Lady Gaga and Katy Perry entered a fierce competition weeks before either of their comeback singles surfaced on radio playlists and in lyric videos. Clickable headlines like “Lady Gaga vs. Katy Perry: Fall’s Pop Star Showdown” or “Will Katy Perry or Lady Gaga Have the Better Song?” blazed across social media platforms and talk show tickers this summer, manipulating many people into thinking the two artists have beef. But as “Applause” and “Roar” burst onto the airwaves, both musicians made a point to dissolve these money-amassing ruses by supporting each other and demanding positive attitudes from their fan bases on Twitter and in interviews. So why all the drama?
Pot-stirring drama has always been around where press relies on sensational, relatable content to generate conversation and revenue for their own agenda. It’s becoming clearer and clearer, however, that the especially fast coverage of female pop stars and their imaginary, forced rivalries is a problematic means for hype and cultural exposure. By comparing and speaking for iconic women in our nation’s pop world, we’re diluting their unique talents.

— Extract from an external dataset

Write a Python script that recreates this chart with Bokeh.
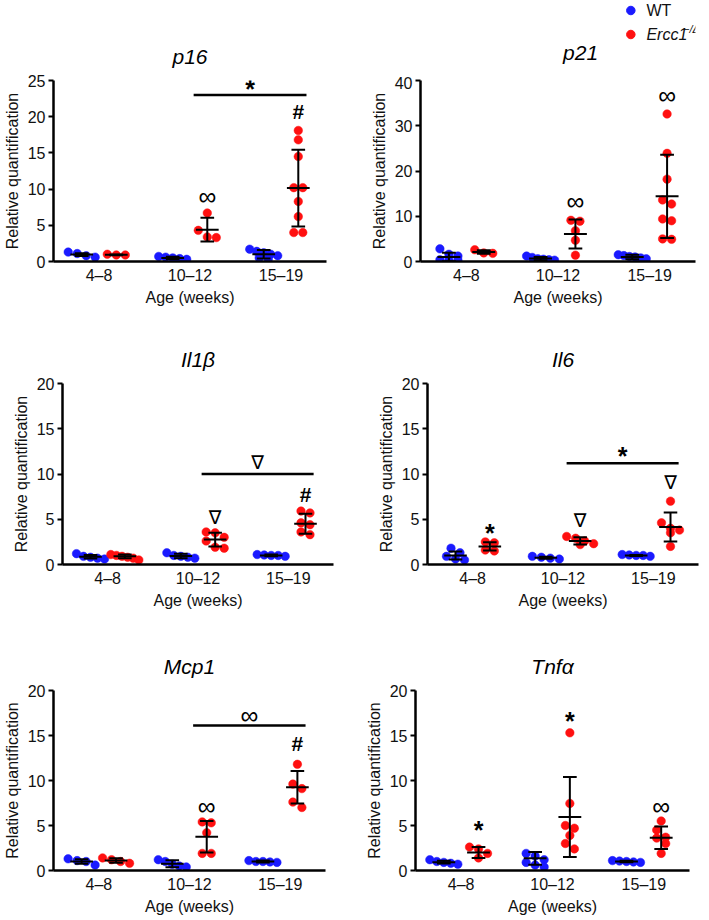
from bokeh.plotting import figure
from bokeh.models import Range1d, FixedTicker
from bokeh.layouts import column, row
from bokeh.embed import file_html
from bokeh.resources import INLINE
from bokeh.core.properties import value

ages = ["4–8", "10–12", "15–19"]
wt_label = "WT"
ko_label = "Ercc1"
ko_sup = "−/Δ"

# ---------------- data ----------------
p16_wt = [[0.6, 1.3, 1.1, 0.8], [0.4, 0.6, 0.5, 0.7, 0.3], [1.7, 1.4, 1.0, 0.8, 0.5, 0.3, 1.2]]
p16_ko = [[0.9, 1.0, 0.9], [6.7, 4.3, 3.3, 3.4], [18.1, 16.8, 14.5, 10.2, 10.2, 8.3, 6.2, 4.0, 4.0]]
p16_wt_mean = [0.95, 0.5, 1.0]
p16_wt_sd = [0.2, 0.15, 0.6]
p16_ko_mean = [0.93, 4.4, 10.15]
p16_ko_sd = [0.05, 1.65, 5.3]

p21_wt = [[2.8, 1.6, 1.2, 0.4, 0.3, 0.3], [0.9, 1.2, 0.5, 0.3, 0.6, 0.4], [1.5, 1.3, 1.0, 0.8, 0.6, 1.1]]
p21_ko = [[1.8, 2.6, 1.9], [9.1, 8.9, 6.8, 4.7, 1.4], [32.6, 23.9, 18.2, 13.6, 12.7, 9.4, 9.0, 5.0, 4.9]]
p21_wt_mean = [1.0, 0.65, 1.0]
p21_wt_sd = [0.95, 0.35, 0.5]
p21_ko_mean = [2.1, 6.1, 14.4]
p21_ko_sd = [0.4, 3.2, 9.2]

il1b_wt = [[0.6, 1.2, 0.8, 0.7, 0.9], [1.3, 0.9, 0.7, 1.0, 0.8], [1.0, 1.1, 0.9, 1.0, 1.05]]
il1b_ko = [[1.1, 0.7, 0.9, 0.8, 1.0, 0.5], [3.6, 3.5, 3.0, 2.6, 1.9, 1.8], [5.9, 5.7, 4.6, 4.4, 3.6, 3.3]]
il1b_wt_mean = [0.85, 0.95, 1.0]
il1b_wt_sd = [0.2, 0.25, 0.1]
il1b_ko_mean = [0.9, 2.75, 4.5]
il1b_ko_sd = [0.2, 0.75, 1.1]

il6_wt = [[1.8, 1.3, 0.9, 0.5, 0.6], [0.9, 0.7, 0.6, 0.8], [1.0, 1.1, 0.9, 1.0, 1.05]]
il6_ko = [[2.5, 2.4, 1.6, 1.5], [3.1, 2.9, 2.6, 2.3, 2.2], [7.0, 4.6, 4.0, 3.8, 3.5, 2.0]]
il6_wt_mean = [1.0, 0.75, 1.0]
il6_wt_sd = [0.45, 0.12, 0.06]
il6_ko_mean = [2.0, 2.6, 4.15]
il6_ko_sd = [0.45, 0.4, 1.6]

mcp1_wt = [[1.3, 1.1, 0.6, 1.0], [1.2, 1.0, 0.5, 0.4, 0.7], [1.1, 1.0, 0.9, 1.0, 0.95]]
mcp1_ko = [[1.4, 0.8, 1.2, 1.0], [5.4, 5.3, 4.2, 1.9, 1.9], [11.8, 9.6, 9.1, 7.6, 7.0]]
mcp1_wt_mean = [1.0, 0.75, 1.0]
mcp1_wt_sd = [0.25, 0.4, 0.1]
mcp1_ko_mean = [1.1, 3.75, 9.25]
mcp1_ko_sd = [0.25, 1.75, 1.8]

tnfa_wt = [[1.2, 0.9, 0.7, 1.0, 0.8], [1.9, 1.6, 1.2, 0.9, 0.6, 0.4], [1.0, 1.1, 0.9, 0.95, 1.05]]
tnfa_ko = [[2.6, 2.4, 1.9, 1.4], [15.3, 7.45, 5.0, 4.7, 3.9, 3.0, 2.4], [5.5, 4.5, 3.7, 3.6, 3.0, 1.9]]
tnfa_wt_mean = [0.92, 1.35, 1.0]
tnfa_wt_sd = [0.15, 0.7, 0.08]
tnfa_ko_mean = [2.0, 5.95, 3.65]
tnfa_ko_sd = [0.6, 4.45, 1.25]

# significance marks: (age index, symbol, y)
p16_marks = [(1, "∞", 9.0), (2, "#", 20.7)]
p21_marks = [(1, "∞", 13.3), (2, "∞", 36.9)]
il1b_marks = [(1, "∇", 5.3), (2, "#", 7.7)]
il6_marks = [(0, "*", 3.8), (1, "∇", 4.9), (2, "∇", 9.1)]
mcp1_marks = [(1, "∞", 7.2), (2, "#", 14.1)]
tnfa_marks = [(0, "*", 4.8), (1, "*", 16.9), (2, "∞", 7.2)]
# bracket between 10–12 and 15–19 Ercc1 groups: (line y, symbol, symbol y)
p16_bracket = (23.0, "*", 24.3)
il1b_bracket = (10.0, "∇", 11.3)
il6_bracket = (11.2, "*", 12.3)
mcp1_bracket = (16.1, "∞", 17.3)

BLUE = "#1a1aff"
RED = "#ff1010"
FONT = "Liberation Sans"
TXT = "#111111"
OFF = 0.19

SYM_STYLE = {
    "∞": dict(font="Liberation Sans", size="25px", style="normal", dy=0.0),
    "#": dict(font="Liberation Sans", size="21px", style="bold", dy=0.0),
    "*": dict(font="Liberation Sans", size="25px", style="bold", dy=-3.0),
    "∇": dict(font="DejaVu Sans", size="19px", style="normal", dy=0.0),
}


def swarm(vals, ymax, fh, fw, d=9.0, maxspan=28.0):
    ppu_y = fh / ymax
    ppu_x = fw / 3.0
    order = sorted(range(len(vals)), key=lambda i: -vals[i])
    offs = [0.0] * len(vals)
    clusters, cur = [], []
    for i in order:
        if cur and (vals[cur[0]] - vals[i]) * ppu_y > 7.5:
            clusters.append(cur)
            cur = []
        cur.append(i)
    if cur:
        clusters.append(cur)
    for c in clusters:
        n = len(c)
        step = d if n < 2 else min(d, maxspan / (n - 1))
        for j, i in enumerate(c):
            offs[i] = (j - (n - 1) / 2.0) * step / ppu_x
    return offs


def add_sym(p, xs, ys, syms):
    for s in sorted(set(syms)):
        st = SYM_STYLE[s]
        xx = [x for x, q in zip(xs, syms) if q == s]
        yy = [y for y, q in zip(ys, syms) if q == s]
        p.text(x=xx, y=yy, text=[s] * len(xx), text_font=value(st["font"]),
               text_font_size=value(st["size"]), text_font_style=st["style"],
               text_align="center", text_baseline="middle", text_color="black",
               y_offset=-st["dy"])


def make_panel(title, ymax, ystep, wt, ko, wt_mean, wt_sd, ko_mean, ko_sd, marks, bracket,
               width, height, left, right, top, bottom):
    fw = width - left - right
    fh = height - top - bottom
    p = figure(width=width, height=height, x_range=Range1d(0.5, 3.5), y_range=Range1d(0, ymax),
               output_backend="svg", toolbar_location=None,
               min_border_left=left, min_border_right=right, min_border_top=top,
               min_border_bottom=bottom, title=title)
    p.grid.visible = False
    p.outline_line_color = None
    p.background_fill_color = None
    p.border_fill_color = None
    if title:
        p.title.align = "center"
        p.title.text_font = FONT
        p.title.text_font_size = "21px"
        p.title.text_font_style = "italic"
        p.title.text_color = "black"
        p.title.standoff = 25

    xa = p.xaxis[0]
    xa.ticker = FixedTicker(ticks=[1, 2, 3])
    xa.major_label_overrides = {1: ages[0], 2: ages[1], 3: ages[2]}
    xa.major_tick_line_color = None
    xa.major_tick_in = 0
    xa.major_tick_out = 0
    xa.minor_tick_line_color = None
    xa.minor_tick_in = 0
    xa.minor_tick_out = 0
    xa.axis_line_width = 2.5
    xa.axis_line_color = "black"
    xa.major_label_standoff = 5
    xa.major_label_text_font = FONT
    xa.major_label_text_font_size = "16px"
    xa.major_label_text_color = TXT
    xa.axis_label = "Age (weeks)"
    xa.axis_label_text_font = FONT
    xa.axis_label_text_font_size = "16px"
    xa.axis_label_text_font_style = "normal"
    xa.axis_label_text_color = TXT
    xa.axis_label_standoff = 2

    ya = p.yaxis[0]
    ya.ticker = FixedTicker(ticks=list(range(0, ymax + 1, ystep)))
    ya.minor_tick_line_color = None
    ya.minor_tick_in = 0
    ya.minor_tick_out = 0
    ya.major_tick_in = 0
    ya.major_tick_out = 5
    ya.major_tick_line_width = 2
    ya.axis_line_width = 2.5
    ya.axis_line_color = "black"
    ya.major_label_standoff = 3
    ya.major_label_text_font = FONT
    ya.major_label_text_font_size = "16px"
    ya.major_label_text_color = TXT
    ya.axis_label = "Relative quantification"
    ya.axis_label_text_font = FONT
    ya.axis_label_text_font_size = "16px"
    ya.axis_label_text_font_style = "normal"
    ya.axis_label_text_color = TXT
    ya.axis_label_standoff = 4

    for sign, groups, color, means, sds in ((-1, wt, BLUE, wt_mean, wt_sd), (1, ko, RED, ko_mean, ko_sd)):
        xs, ys = [], []
        for k, vals in enumerate(groups):
            offs = swarm(vals, ymax, fh, fw)
            for v, o in zip(vals, offs):
                xs.append(k + 1 + sign * OFF + o)
                ys.append(v)
        p.scatter(xs, ys, size=8.5, fill_color=color, line_color=color, line_width=0.5)
        cx = [k + 1 + sign * OFF for k in range(3)]
        lo = [m - s for m, s in zip(means, sds)]
        hi = [m + s for m, s in zip(means, sds)]
        p.segment(x0=cx, y0=lo, x1=cx, y1=hi, line_color="black", line_width=2)
        cap = 0.075
        mw = 0.125
        p.segment(x0=[c - cap for c in cx], y0=lo, x1=[c + cap for c in cx], y1=lo, line_color="black", line_width=2)
        p.segment(x0=[c - cap for c in cx], y0=hi, x1=[c + cap for c in cx], y1=hi, line_color="black", line_width=2)
        p.segment(x0=[c - mw for c in cx], y0=means, x1=[c + mw for c in cx], y1=means, line_color="black", line_width=2)

    if marks:
        add_sym(p, [m[0] + 1 + OFF for m in marks], [m[2] for m in marks], [m[1] for m in marks])
    if bracket:
        x0 = 2 + 0.04
        x1 = 3 + OFF + 0.09
        p.segment(x0=[x0], y0=[bracket[0]], x1=[x1], y1=[bracket[0]], line_color="black", line_width=2.5)
        add_sym(p, [(x0 + x1) / 2], [bracket[2]], [bracket[1]])
    return p


LW, RW = 352, 353
B = 47
T1, T2, T3 = 80, 75, 79
H1 = T1 + 181 + B
H2 = T2 + 181 + B
H3 = T3 + 180 + B
P21_TOP = 4
LEG_H = T1 - P21_TOP
P21_LEFT, P21_RIGHT = 68, 10

p16 = make_panel("p16", 25, 5, p16_wt, p16_ko, p16_wt_mean, p16_wt_sd, p16_ko_mean, p16_ko_sd,
                 p16_marks, p16_bracket, LW, H1, 53, 26, T1, B)
p21 = make_panel(None, 40, 10, p21_wt, p21_ko, p21_wt_mean, p21_wt_sd, p21_ko_mean, p21_ko_sd,
                 p21_marks, None, RW, H1 - LEG_H, P21_LEFT, P21_RIGHT, P21_TOP, B)
il1b = make_panel("Il1β", 20, 5, il1b_wt, il1b_ko, il1b_wt_mean, il1b_wt_sd, il1b_ko_mean, il1b_ko_sd,
                  il1b_marks, il1b_bracket, LW, H2, 62, 19, T2, B)
il6 = make_panel("Il6", 20, 5, il6_wt, il6_ko, il6_wt_mean, il6_wt_sd, il6_ko_mean, il6_ko_sd,
                 il6_marks, il6_bracket, RW, H2, 75, 7, T2, B)
mcp1 = make_panel("Mcp1", 20, 5, mcp1_wt, mcp1_ko, mcp1_wt_mean, mcp1_wt_sd, mcp1_ko_mean, mcp1_ko_sd,
                  mcp1_marks, mcp1_bracket, LW, H3, 53, 27, T3, B)
tnfa = make_panel("Tnfα", 20, 5, tnfa_wt, tnfa_ko, tnfa_wt_mean, tnfa_wt_sd, tnfa_ko_mean, tnfa_ko_sd,
                  tnfa_marks, None, RW, H3, 63, 16, T3, B)

# legend + p21 title in a small header figure above the p21 panel
leg = figure(width=RW, height=LEG_H, x_range=Range1d(0, RW), y_range=Range1d(0, LEG_H),
             output_backend="svg", toolbar_location=None, min_border=0)
leg.axis.visible = False
leg.grid.visible = False
leg.outline_line_color = None
leg.background_fill_color = None
leg.border_fill_color = None
y_wt = LEG_H - 10
y_ko = LEG_H - 34
leg.scatter([270, 270], [y_wt, y_ko], size=8.5, fill_color=[BLUE, RED], line_color=[BLUE, RED])
leg.text(x=[290], y=[y_wt], text=[wt_label], text_font=value(FONT), text_font_size=value("16px"),
         text_baseline="middle", text_color=TXT)
leg.text(x=[290], y=[y_ko], text=[ko_label], text_font=value(FONT), text_font_size=value("16px"),
         text_font_style="italic", text_baseline="middle", text_color=TXT)
leg.text(x=[337], y=[y_ko + 6], text=[ko_sup], text_font=value(FONT), text_font_size=value("11px"),
         text_font_style="italic", text_baseline="middle", text_color=TXT)
p21_frame_w = RW - P21_LEFT - P21_RIGHT
leg.text(x=[P21_LEFT + p21_frame_w / 2], y=[LEG_H - 52], text=["p21"], text_font=value(FONT),
         text_font_size=value("21px"), text_font_style="italic", text_align="center",
         text_baseline="middle", text_color="black")

layout = column(row(p16, column(leg, p21)), row(il1b, il6), row(mcp1, tnfa))
open("out.html", "w").write(file_html(layout, INLINE))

Last month’s MTV Video Music Awards presentation was one of 2013’s epicenters for comparison and fabricated drama. Gaga and Perry respectively opened and closed the show, creating a polarizing and immediate tension that ran through the entire night. Surprisingly, neither was able to stand out in the VMA’s spectacular style because the American public was busy detesting Miley Cyrus’ performance with Robin Thicke. For all the wrong reasons, Gaga was cornered and labeled as “out of ideas” while Perry “underwhelmed.” In reality, both put on immaculate shows with consistent themes. It’s painfully ironic, then, that the heavily negative critiques of Cyrus’ sexualized and appropriated dance moves were elevated to a level of attention-grabbing hysteria that led to absurdly harsh critiques of Gaga and Perry. Thus, American media critics dismissed three strong female idols. Instead of evaluating each individually and based on their own career arcs and performances, they were grouped and bashed together.

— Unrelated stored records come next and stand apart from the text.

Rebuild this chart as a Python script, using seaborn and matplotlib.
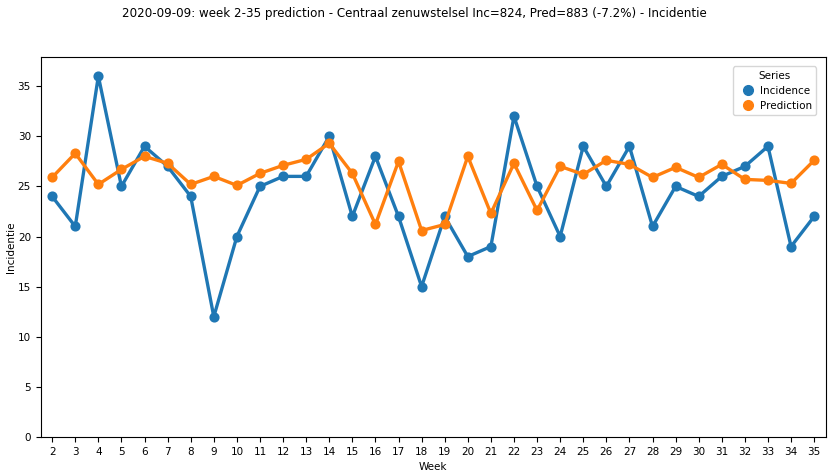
import matplotlib
matplotlib.use("Agg")
import matplotlib.pyplot as plt
from matplotlib.lines import Line2D
import pandas as pd
import seaborn as sns

weeks = list(range(2, 36))
incidence = [24, 21, 36, 25, 29, 27, 24, 12, 20, 25, 26, 26, 30, 22, 28, 22, 15,
             22, 18, 19, 32, 25, 20, 29, 25, 29, 21, 25, 24, 26, 27, 29, 19, 22]
prediction = [25.9, 28.3, 25.2, 26.7, 28.0, 27.3, 25.2, 26.0, 25.1, 26.3, 27.1, 27.7,
              29.3, 26.3, 21.2, 27.5, 20.6, 21.2, 28.0, 22.3, 27.3, 22.6, 27.0, 26.2,
              27.6, 27.2, 25.9, 26.9, 25.9, 27.2, 25.7, 25.6, 25.3, 27.6]
series_names = ["Incidence", "Prediction"]

df = pd.DataFrame({
    "Week": weeks * 2,
    "Incidentie": incidence + prediction,
    "Series": [series_names[0]] * len(weeks) + [series_names[1]] * len(weeks),
})

plt.rcParams["font.family"] = ["DejaVu Sans"]
fig = plt.figure(figsize=(8.29, 4.76), dpi=100)
ax = fig.add_axes([0.049, 0.082, 0.947, 0.798])

palette = ["#1f77b4", "#ff7f0e"]
sns.pointplot(data=df, x="Week", y="Incidentie", hue="Series", palette=palette,
              markersize=5.5, linewidth=2.4, ax=ax)

ax.set_ylim(0, 37.9)
ax.set_xlim(-0.5, len(weeks) - 0.5)
ax.tick_params(labelsize=7.5)
ax.set_xlabel("Week", fontsize=7.5)
ax.set_ylabel("Incidentie", fontsize=7.5, labelpad=1.5)

handles = [Line2D([], [], linestyle="none", marker="o", markersize=7, color=c) for c in palette]
ax.legend(handles, series_names, title="Series", loc="upper right",
          fontsize=7.5, title_fontsize=7.5, handletextpad=0.2, borderaxespad=0.9)

fig.suptitle("2020-09-09: week 2-35 prediction - Centraal zenuwstelsel Inc=824, Pred=883 (-7.2%) - Incidentie",
             fontsize=8.6, y=0.985)

fig.savefig("out.png", dpi=100)
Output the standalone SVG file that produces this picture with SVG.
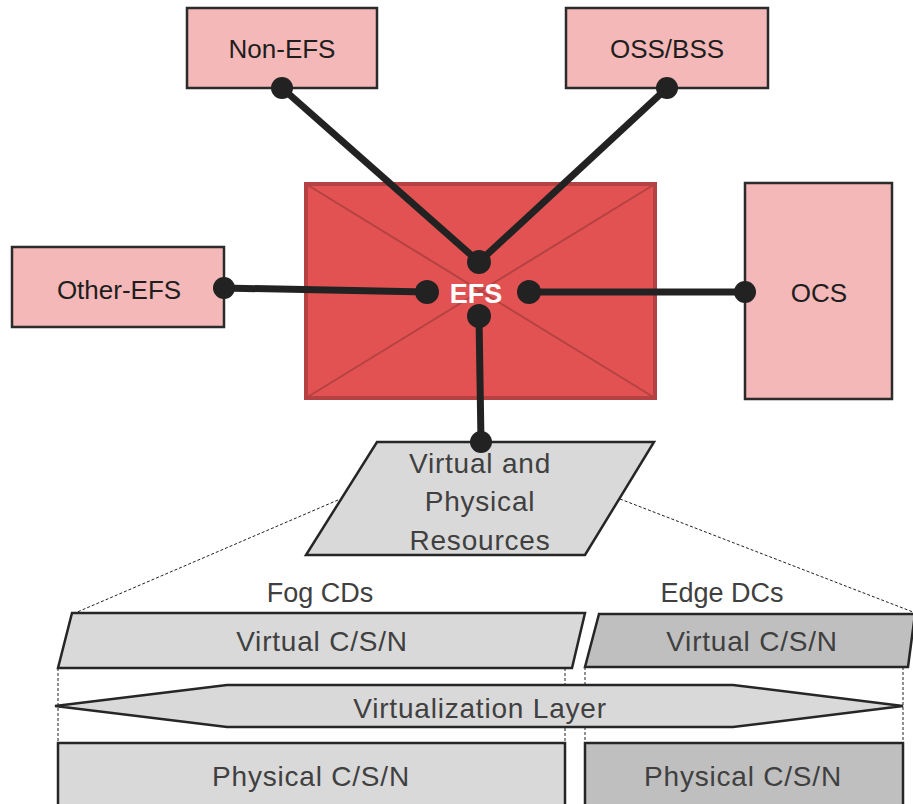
<svg xmlns="http://www.w3.org/2000/svg" width="913" height="804" viewBox="0 0 913 804">
<style>
.pink{fill:#f4b8b8;stroke:#2b2b2b;stroke-width:2.5}
.t{font-family:"Liberation Sans",Arial,sans-serif;text-anchor:middle;dominant-baseline:central}
.dark{fill:#1e1e1e;font-size:26px}
.gray{fill:#404040;font-size:28px;letter-spacing:0.8px}
.lbl{fill:#404040;font-size:27px}
.lg{fill:#d9d9d9;stroke:#262626;stroke-width:2.5}
.dg{fill:#bfbfbf;stroke:#262626;stroke-width:2.5}
.conn{stroke:#222;stroke-width:7;fill:none}
.dot{fill:#222}
.dash{stroke:#222;stroke-width:1;stroke-dasharray:3,2;fill:none}
</style>
<rect width="913" height="804" fill="#fff"/>
<g id="efs">
<rect x="306" y="184" width="349" height="214" fill="#e35252" stroke="#b54242" stroke-width="4"/>
<line x1="306" y1="184" x2="655" y2="398" stroke="#b54242" stroke-width="2"/>
<line x1="655" y1="184" x2="306" y2="398" stroke="#b54242" stroke-width="2"/>
<text class="t" x="476" y="294" fill="#fff" font-size="27" font-weight="bold">EFS</text>
</g>
<g id="non-efs"><rect class="pink" x="187" y="8" width="190" height="80"/><text class="t dark" x="282" y="49">Non-EFS</text></g>
<g id="oss-bss"><rect class="pink" x="566" y="8" width="202" height="80"/><text class="t dark" x="667" y="49">OSS/BSS</text></g>
<g id="other-efs"><rect class="pink" x="12" y="247" width="212" height="80"/><text class="t dark" x="119" y="290">Other-EFS</text></g>
<g id="ocs"><rect class="pink" x="745" y="183" width="147" height="216"/><text class="t dark" x="819" y="293">OCS</text></g>
<g id="resources">
<polygon class="lg" points="377,442 654,442 585,555 306,555"/>
<text class="t gray" x="480" y="463">Virtual and</text>
<text class="t gray" x="480" y="501">Physical</text>
<text class="t gray" x="480" y="540">Resources</text>
</g>
<g id="dashes">
<line class="dash" x1="338" y1="500" x2="75" y2="613"/>
<line class="dash" x1="620" y1="499" x2="913" y2="612"/>
<line class="dash" x1="58" y1="668" x2="58" y2="743"/>
<line class="dash" x1="565" y1="668" x2="565" y2="743"/>
<line class="dash" x1="585" y1="667" x2="585" y2="743"/>
<line class="dash" x1="903" y1="667" x2="903" y2="743"/>
</g>
<text class="t lbl" x="320" y="593">Fog CDs</text>
<text class="t lbl" x="722" y="593">Edge DCs</text>
<g id="fog-virtual"><polygon class="lg" points="72,613 585,613 572,668 58,668"/><text class="t gray" x="322" y="641">Virtual C/S/N</text></g>
<g id="edge-virtual"><polygon class="dg" points="599,614 915,614 908,667 585,667"/><text class="t gray" x="752" y="641">Virtual C/S/N</text></g>
<g id="virtualization"><polygon class="lg" points="55,706 227,685 733,685 903,706 733,727 227,727"/><text class="t gray" x="480" y="708">Virtualization Layer</text></g>
<g id="fog-physical"><rect class="lg" x="58" y="743" width="507" height="70"/><text class="t gray" x="311" y="776">Physical C/S/N</text></g>
<g id="edge-physical"><rect class="dg" x="585" y="743" width="318" height="70"/><text class="t gray" x="743" y="776">Physical C/S/N</text></g>
<g id="connectors">
<line class="conn" x1="282" y1="88" x2="479" y2="262"/>
<line class="conn" x1="667" y1="88" x2="479" y2="262"/>
<line class="conn" x1="224" y1="288" x2="427" y2="292"/>
<line class="conn" x1="745" y1="292" x2="529" y2="292"/>
<line class="conn" x1="479" y1="316" x2="481" y2="442"/>
<circle class="dot" cx="282" cy="88" r="11"/>
<circle class="dot" cx="667" cy="88" r="11"/>
<circle class="dot" cx="479" cy="262" r="12"/>
<circle class="dot" cx="224" cy="288" r="11"/>
<circle class="dot" cx="427" cy="292" r="12"/>
<circle class="dot" cx="745" cy="292" r="11"/>
<circle class="dot" cx="529" cy="292" r="12"/>
<circle class="dot" cx="479" cy="316" r="12"/>
<circle class="dot" cx="481" cy="442" r="11"/>
</g>
</svg>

It’s especially disturbing to think about how often this happens to female celebrities: We shame Cyrus for becoming blatantly sexual and quietly shake our heads when Taylor Swift has breakup songs about multiple partners. Beyoncé’s image as the “perfect” woman of pop gets obliterated when she lip-synchs the national anthem once, and Rihanna’s still portrayed as the sucker when she keeps her former assailant in her life. At the end of the day, they’re all brilliant and life-changing live performers, and their music will always finds its way into our daily routines and future memories. Instead of letting their private lives and artistic influences shape our opinions of them, we should evaluate their strengths and weaknesses as artists in a country that’s slowly becoming an accepting, progressive place. But before we’re able to critique each star alone, we need to remove the double standard that stifles so many women in pop.
The acrid reaction that America had to Cyrus’ latex grind-fest is the perfect example — she was not only wrongfully stealing from a culture that she knew nothing about, but was also viewed as a sexual heretic for dramatically sticking her tongue out and wagging her butt. Inversely, Robin Thicke’s participation in her act was pitied and sympathized with, as if the star was tainting his saintly presence with her gyrating behind. The truth is that American males in pop culture can get away with a vast array of sexual innuendos and violent acts for which women would be endlessly criticized. If Cyrus portrayed a toned-down, demure image that night, she would have been roasted for failing to create a spectacle — so she created a spectacle and chose the opposite end edge of the sword to fall on.
This need to compare and debase icons isn’t going to stop. However, our awareness of the media industry’s rapid building up and tearing down of pop culture’s most powerful women can be strengthened. In the future, an extravagant event like the VMAs can be more about artistic expression and harmless shock than about the shameful judgment of the entertainers who sweat and strain to present something new and exciting every year.